Transportation Industry
SNCF maximise passenger revenue
International Railway Journal, June, 2003 by Steve Bennett
SNCF realise it must capitalise on its profitable passenger services and has been taking steps both to streamline its management and maximise revenue.
SEPARATION of rail infrastructure from operations may have proved an unpopular move in France, but there is no doubt that the transparency of revenues and costs which followed the creation of French Rail Network (RFF) six years ago has forced French National Railways (SNCF) to look more closely at its levels of efficiency.
Although there has been no sign of improvement in its loss-making freight business, the operator has maintained a steady course in its long-distance passenger services and, indeed, is striving hard to ensure that these
remain profitable against a background of increasing track access fees imposed by RFF.
SNCF's long-distance passenger services division--known as grandes lignes--incorporates three units which are responsible for TGV high-speed services, so-called "classic" services operated by a fleet of 1200 Corail coaches, and international joint-ventures such as Eurostar and Thalys.
The division has undergone some key changes during the past 18 months since the arrival of Mr Mathias Emmerich as its director. He has reduced the number of managers from 35 to 12, and has provided a new commercial philosophy which seems to be reaping dividends. SNCF's performance in this area is especially critical because it must be fully prepared for the scheduled opening of the 300km TGV Est line between Paris and Baudrecourt in July 2007.
Emmerich told IRJ in Paris: "Unlike the commuter rail services, grandes lignes is not subsidised. So we have to try to be self-sufficient. Since I took over, I have reorganised the division to concentrate on delivering the product rather than dealing with the geography of services.
"We are trying to replicate the sort of commercial structure which you would find in any normal company.
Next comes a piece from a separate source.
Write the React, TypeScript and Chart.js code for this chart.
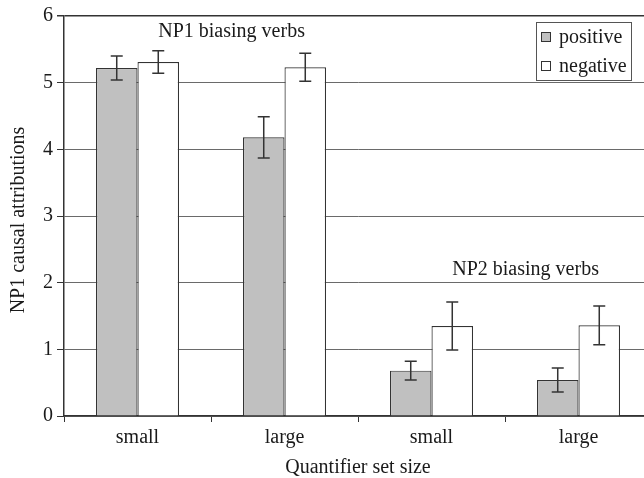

As well as streamlining the management, a new reporting system has been created which gives each manager a bigger remit and greater autonomy to make decisions personally. This is not only more efficient, it also allows us to identify our profit margins and operate more closely to them.
"Our business is not just about volume, it's about margins too. We increased our annual revenue by almost 10% before track access fees last year. I think this was a good performance."
The grandes lignes division's turnover in 2002 was about [euro]5 billion. However, track access fees accounted for almost a quarter of this figure as it paid [euro]1.1 billion to RFF, plus a further [euro]100 million to Eurotunnel for operating Eurostar services through the Channel Tunnel.
Soaring Access Fees
Emmerich pointed out: "During the past four or five years, our track access fees to RFF have increased from [euro]200 million to [euro]1.1 billion. That is a very heavy increase. As a result, our margin is now only 1% of turnover. This is not exciting, but it is an achievement in the circumstances. I think we have now reached a level where, if the fees continue to increase, it will put at risk some of our traffic.
"I don't blame RFF, because it has to pay for infrastructure development. If anyone is to blame, it's the government because it did not write off RFF's debt. As a result, RFF has been pushed into financial decisions which may be short-sighted and not in the interests of the nation.
"If track access fees are truly meant to reflect the market, we have reached our limit. At the moment, our cash flow doesn't cover investment year-on-year. If this continues, it may halt the development of our TGV services and kill the goose that lays the golden egg."
SNCF is attempting to maximise its profits from TGV services through the introduction of increasing numbers of high-capacity Duplex double-deck trains. A further 16 will be delivered during the course of this year. The advantage of these trains is not simply that they can carry more passengers, but, even more importantly, the revenue they generate can cover the increasing costs of track access.
The grandes lignes division must continue to purchase and allocate new trains to existing routes during the build-up to the opening of TGV Est. It will then face a different kind of challenge when the line opens.
Emmerich explained: "This will require a further major change in our fleet. Coral trains will be replaced by TGV trains when the line opens in mid-2007. We must prepare for that sudden, massive transformation, and that is the reason why we need to keep buying double-deck TGVs. We have to minimise the impact on all our services when TGV Est opens.
"Having profitable TGV services now is essential for us to meet our existing cash flows and also to invest in future TGV Est services. TGV represents 75% of grandes lignes' business today, and this will increase to 85 or 90% when TGV Est opens. In effect, Corail services will become only a residual part of the enterprise. We are going to become more and more of a purely high-speed division.
"We will also have to reassess our market because the growth of the TGV network together with the European high-speed network will provide more opportunities for international traffic. At the moment, this represents 20 to 22% of the division's turnover. But in the future, this is likely to increase to as much as 30%."